With England captain Ben Stokes calling for the ‘umpire’s call’ to be scrapped, a look at what happened with Zak Crawley’s dismissal and the reasoning behind it….
What happened with Crawley?
On the second ball of the ninth over, Jasprit Bumrah pitched a good length delivery on fifth stump, which moved into Zak Crawley, and hit him on knee roll of the front pad. India appealed, umpire Kumar Dharmasena gave out. Crawley, understandably bemused about the height, sent the decision upstairs.
The hawk-eye projections showed that the ball pitched outside off-stump, hit him in line before the verdict on hitting stumps coming as umpire’s call. Such was the projection that it was not clear whether the ball was missing the outer edge of bails on leg stump by a whisker. On-field decision was held and Crawley was given out.
The aftermath
Once the match was over — England suffered a 434-run loss — captain Ben Stokes and coach Brendon McCullum took the Crawley dismissal to match referee Geoff Crowe to understand what happened regarding the replay. While talking to reporters, Stokes said, “The ball is quite clearly missing the stump on the replay.
So when it gets given umpire’s call and the ball’s not actually hitting the stumps, we were a bit bemused. So we just wanted some clarity from the hawk eye guys. It came back saying the numbers, or whatever it is that is, it was saying that it was hitting the stumps but it was the projection that was wrong. I don’t know what that means. Something’s gone wrong, so, yeah.”
The Umpire’s call conundrum
With Stokes expressing his views that technology cannot always be right after the LBW dismissal of Crawley in the second Test where Kuldeep Yadav trapped him in the pads (it looked not out in real-time while hawk eye showed the ball was hitting leg stump), after what happened in Rajkot put umpire’s call front and centre.

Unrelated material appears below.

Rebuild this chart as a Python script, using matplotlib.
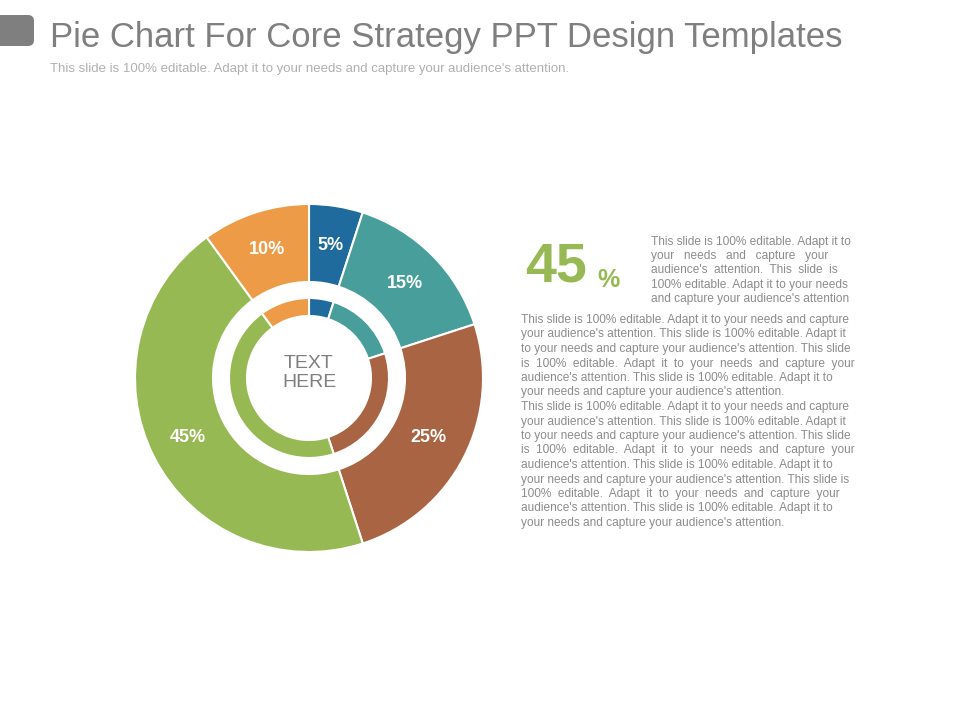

Speaking to Talksport (a UK based sports radio station) after the match, Stokes, while acknowledging that he is not pinning the result to marginal decisions, said: “The umpires have an incredibly hard job as it is, especially in India when the ball is spinning. My personal opinion is if the ball is hitting the stumps, it is hitting the stumps. They should take away 'umpire's call' if I'm being perfectly honest. I don't want to get too much into it because it sounds like we are moaning and saying that is why we lost the Test match.”
What is umpire’s call?
Whether it is the line of pitching, there is no element of umpire’s call. If the centre of the ball is outside the line, it’s pitched outside. For impact or the wickets, when the centre of the ball is outside the designated zone, then the bowling-end umpire’s decision takes precedence. When it comes to hitting the stumps, according to the ICC WTC 2023-25 Playing conditions if the centre of the ball is missing while some part of it is still hitting the ‘Wicket Zone’, then the on-field decision takes precedence.
The Wicket Zone entails a two dimensional area whose boundaries are the outside of the outer stumps, the base of the stumps and the top of the stumps. In Crawley’s case, while there was no issues when it comes to pitching or impact, the question came to whether or not the ball hit the stumps and the hawk eye projection showed umpire’s call — perhaps kissing the outer edge of the bails on leg-stump.
The significance of umpire’s call
As it has been established over the years, what hawk eye technology shows is a projection of an event that did not happen. Which is why, despite the minuscule margin of errors, when it comes to marginal decisions, the human element takes precedence. Sometimes it goes a team’s way and sometimes it doesn’t. According to the data collected by Kishan Bharadwaj S, a data scientist, between January 2017 and January 2021, India have been on the wrong end of 36 umpire’s call decisions.
England (30) are second in the list. When it comes to batters, Virat Kohli had 80 per cent umpire’s call decisions going against him while Stokes had 86 per cent going in his favour. While Stokes did not imply the marginal call as a reason for defeat, it is only natural for him to “feel hurt” when things don’t go England’s way. “You want them to go your way, sometimes they do, sometimes they don't,” he told Talksport.